Give the material once more, word for word, without any images.
»»
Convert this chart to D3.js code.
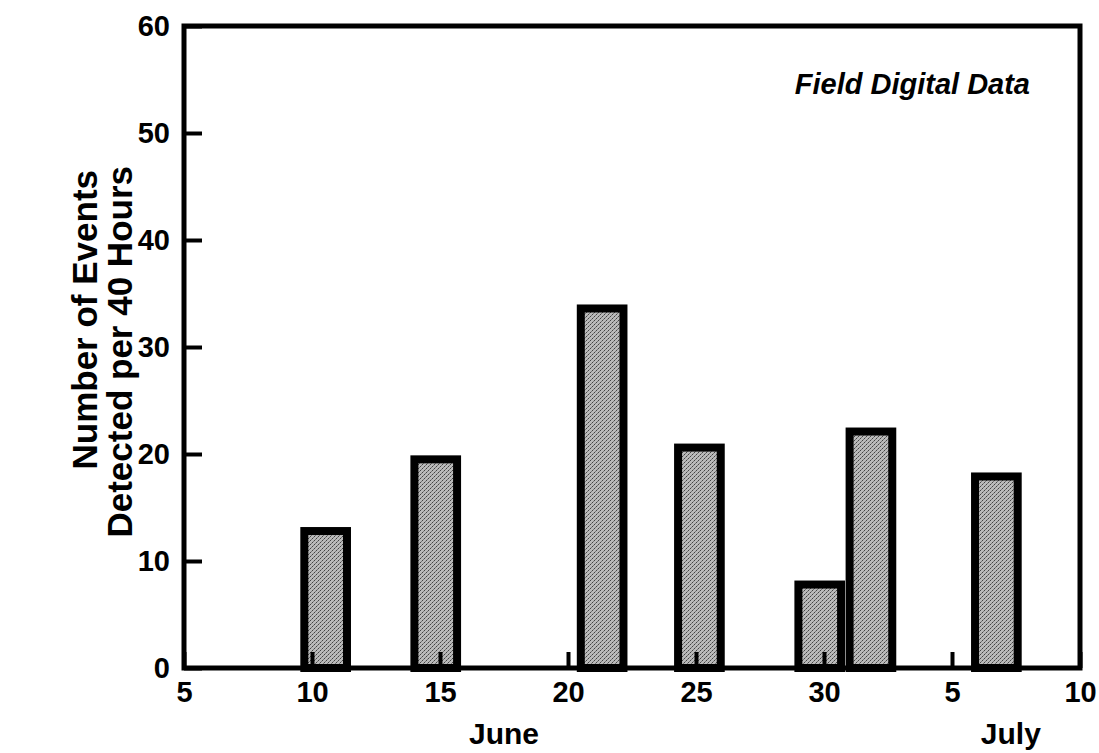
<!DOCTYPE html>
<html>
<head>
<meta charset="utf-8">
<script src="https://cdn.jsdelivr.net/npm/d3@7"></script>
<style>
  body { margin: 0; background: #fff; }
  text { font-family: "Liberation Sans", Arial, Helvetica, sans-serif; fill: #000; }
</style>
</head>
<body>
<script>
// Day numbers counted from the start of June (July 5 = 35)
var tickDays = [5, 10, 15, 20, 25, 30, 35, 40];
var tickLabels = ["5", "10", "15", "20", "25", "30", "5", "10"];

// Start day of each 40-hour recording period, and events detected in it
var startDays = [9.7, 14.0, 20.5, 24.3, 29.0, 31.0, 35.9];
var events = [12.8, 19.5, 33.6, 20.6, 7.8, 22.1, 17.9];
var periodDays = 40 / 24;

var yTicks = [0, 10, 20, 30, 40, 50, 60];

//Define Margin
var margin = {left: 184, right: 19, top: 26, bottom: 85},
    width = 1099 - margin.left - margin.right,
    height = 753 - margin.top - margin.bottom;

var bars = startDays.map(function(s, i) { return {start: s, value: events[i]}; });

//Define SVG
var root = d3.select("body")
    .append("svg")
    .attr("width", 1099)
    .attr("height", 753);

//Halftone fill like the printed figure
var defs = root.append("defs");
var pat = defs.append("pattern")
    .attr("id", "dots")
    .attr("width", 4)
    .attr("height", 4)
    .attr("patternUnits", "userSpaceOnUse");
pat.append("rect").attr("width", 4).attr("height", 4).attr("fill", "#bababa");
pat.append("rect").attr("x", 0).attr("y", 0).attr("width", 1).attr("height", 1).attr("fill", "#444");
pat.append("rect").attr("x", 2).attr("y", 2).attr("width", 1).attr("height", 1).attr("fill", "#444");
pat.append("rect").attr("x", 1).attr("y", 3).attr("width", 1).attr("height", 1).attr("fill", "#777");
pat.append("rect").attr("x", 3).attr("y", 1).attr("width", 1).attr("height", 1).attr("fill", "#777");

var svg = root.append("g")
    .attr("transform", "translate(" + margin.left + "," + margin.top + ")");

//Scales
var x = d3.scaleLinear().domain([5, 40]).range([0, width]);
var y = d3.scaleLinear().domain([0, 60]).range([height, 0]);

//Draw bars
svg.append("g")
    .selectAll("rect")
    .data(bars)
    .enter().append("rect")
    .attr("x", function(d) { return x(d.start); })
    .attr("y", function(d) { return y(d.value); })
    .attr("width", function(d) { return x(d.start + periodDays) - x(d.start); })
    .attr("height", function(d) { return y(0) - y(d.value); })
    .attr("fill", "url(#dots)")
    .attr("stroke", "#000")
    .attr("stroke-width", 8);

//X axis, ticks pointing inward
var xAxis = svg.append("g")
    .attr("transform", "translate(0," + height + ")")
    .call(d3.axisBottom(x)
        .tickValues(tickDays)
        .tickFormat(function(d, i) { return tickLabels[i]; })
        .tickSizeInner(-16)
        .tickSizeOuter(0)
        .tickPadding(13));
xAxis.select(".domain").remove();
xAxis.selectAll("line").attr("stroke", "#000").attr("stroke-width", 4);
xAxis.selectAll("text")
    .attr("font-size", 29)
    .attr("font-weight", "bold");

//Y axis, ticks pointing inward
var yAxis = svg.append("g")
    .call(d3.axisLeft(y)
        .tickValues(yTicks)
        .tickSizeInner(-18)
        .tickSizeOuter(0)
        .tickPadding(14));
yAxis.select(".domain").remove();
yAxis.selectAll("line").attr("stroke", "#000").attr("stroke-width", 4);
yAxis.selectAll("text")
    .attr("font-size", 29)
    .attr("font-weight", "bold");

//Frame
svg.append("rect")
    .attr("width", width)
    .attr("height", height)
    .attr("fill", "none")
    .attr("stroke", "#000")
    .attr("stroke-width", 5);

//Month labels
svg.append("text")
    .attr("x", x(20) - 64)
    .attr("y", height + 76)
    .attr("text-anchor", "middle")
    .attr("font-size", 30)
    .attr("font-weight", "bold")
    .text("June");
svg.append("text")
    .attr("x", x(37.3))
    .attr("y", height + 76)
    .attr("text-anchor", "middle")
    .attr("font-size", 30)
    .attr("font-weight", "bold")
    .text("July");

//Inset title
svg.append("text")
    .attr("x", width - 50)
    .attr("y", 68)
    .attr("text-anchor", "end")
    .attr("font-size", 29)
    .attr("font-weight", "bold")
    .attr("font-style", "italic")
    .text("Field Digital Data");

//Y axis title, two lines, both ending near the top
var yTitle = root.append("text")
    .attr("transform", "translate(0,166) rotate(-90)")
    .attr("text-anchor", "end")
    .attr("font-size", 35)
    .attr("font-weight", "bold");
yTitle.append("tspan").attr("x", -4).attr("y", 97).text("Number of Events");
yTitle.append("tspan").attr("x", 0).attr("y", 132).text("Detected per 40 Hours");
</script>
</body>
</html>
««
WRITTEN RESPONSE
Convert this chart to D3.js code.
<!DOCTYPE html>
<html>
<head>
<meta charset="utf-8">
<script src="https://cdn.jsdelivr.net/npm/d3@7"></script>
<style>
  body { margin: 0; background: #fff; }
  text { font-family: "Liberation Sans", Arial, Helvetica, sans-serif; fill: #000; }
</style>
</head>
<body>
<script>
// Day numbers counted from the start of June (July 5 = 35)
var tickDays = [5, 10, 15, 20, 25, 30, 35, 40];
var tickLabels = ["5", "10", "15", "20", "25", "30", "5", "10"];

// Start day of each 40-hour recording period, and events detected in it
var startDays = [9.7, 14.0, 20.5, 24.3, 29.0, 31.0, 35.9];
var events = [12.8, 19.5, 33.6, 20.6, 7.8, 22.1, 17.9];
var periodDays = 40 / 24;

var yTicks = [0, 10, 20, 30, 40, 50, 60];

//Define Margin
var margin = {left: 184, right: 19, top: 26, bottom: 85},
    width = 1099 - margin.left - margin.right,
    height = 753 - margin.top - margin.bottom;

var bars = startDays.map(function(s, i) { return {start: s, value: events[i]}; });

//Define SVG
var root = d3.select("body")
    .append("svg")
    .attr("width", 1099)
    .attr("height", 753);

//Halftone fill like the printed figure
var defs = root.append("defs");
var pat = defs.append("pattern")
    .attr("id", "dots")
    .attr("width", 4)
    .attr("height", 4)
    .attr("patternUnits", "userSpaceOnUse");
pat.append("rect").attr("width", 4).attr("height", 4).attr("fill", "#bababa");
pat.append("rect").attr("x", 0).attr("y", 0).attr("width", 1).attr("height", 1).attr("fill", "#444");
pat.append("rect").attr("x", 2).attr("y", 2).attr("width", 1).attr("height", 1).attr("fill", "#444");
pat.append("rect").attr("x", 1).attr("y", 3).attr("width", 1).attr("height", 1).attr("fill", "#777");
pat.append("rect").attr("x", 3).attr("y", 1).attr("width", 1).attr("height", 1).attr("fill", "#777");

var svg = root.append("g")
    .attr("transform", "translate(" + margin.left + "," + margin.top + ")");

//Scales
var x = d3.scaleLinear().domain([5, 40]).range([0, width]);
var y = d3.scaleLinear().domain([0, 60]).range([height, 0]);

//Draw bars
svg.append("g")
    .selectAll("rect")
    .data(bars)
    .enter().append("rect")
    .attr("x", function(d) { return x(d.start); })
    .attr("y", function(d) { return y(d.value); })
    .attr("width", function(d) { return x(d.start + periodDays) - x(d.start); })
    .attr("height", function(d) { return y(0) - y(d.value); })
    .attr("fill", "url(#dots)")
    .attr("stroke", "#000")
    .attr("stroke-width", 8);

//X axis, ticks pointing inward
var xAxis = svg.append("g")
    .attr("transform", "translate(0," + height + ")")
    .call(d3.axisBottom(x)
        .tickValues(tickDays)
        .tickFormat(function(d, i) { return tickLabels[i]; })
        .tickSizeInner(-16)
        .tickSizeOuter(0)
        .tickPadding(13));
xAxis.select(".domain").remove();
xAxis.selectAll("line").attr("stroke", "#000").attr("stroke-width", 4);
xAxis.selectAll("text")
    .attr("font-size", 29)
    .attr("font-weight", "bold");

//Y axis, ticks pointing inward
var yAxis = svg.append("g")
    .call(d3.axisLeft(y)
        .tickValues(yTicks)
        .tickSizeInner(-18)
        .tickSizeOuter(0)
        .tickPadding(14));
yAxis.select(".domain").remove();
yAxis.selectAll("line").attr("stroke", "#000").attr("stroke-width", 4);
yAxis.selectAll("text")
    .attr("font-size", 29)
    .attr("font-weight", "bold");

//Frame
svg.append("rect")
    .attr("width", width)
    .attr("height", height)
    .attr("fill", "none")
    .attr("stroke", "#000")
    .attr("stroke-width", 5);

//Month labels
svg.append("text")
    .attr("x", x(20) - 64)
    .attr("y", height + 76)
    .attr("text-anchor", "middle")
    .attr("font-size", 30)
    .attr("font-weight", "bold")
    .text("June");
svg.append("text")
    .attr("x", x(37.3))
    .attr("y", height + 76)
    .attr("text-anchor", "middle")
    .attr("font-size", 30)
    .attr("font-weight", "bold")
    .text("July");

//Inset title
svg.append("text")
    .attr("x", width - 50)
    .attr("y", 68)
    .attr("text-anchor", "end")
    .attr("font-size", 29)
    .attr("font-weight", "bold")
    .attr("font-style", "italic")
    .text("Field Digital Data");

//Y axis title, two lines, both ending near the top
var yTitle = root.append("text")
    .attr("transform", "translate(0,166) rotate(-90)")
    .attr("text-anchor", "end")
    .attr("font-size", 35)
    .attr("font-weight", "bold");
yTitle.append("tspan").attr("x", -4).attr("y", 97).text("Number of Events");
yTitle.append("tspan").attr("x", 0).attr("y", 132).text("Detected per 40 Hours");
</script>
</body>
</html>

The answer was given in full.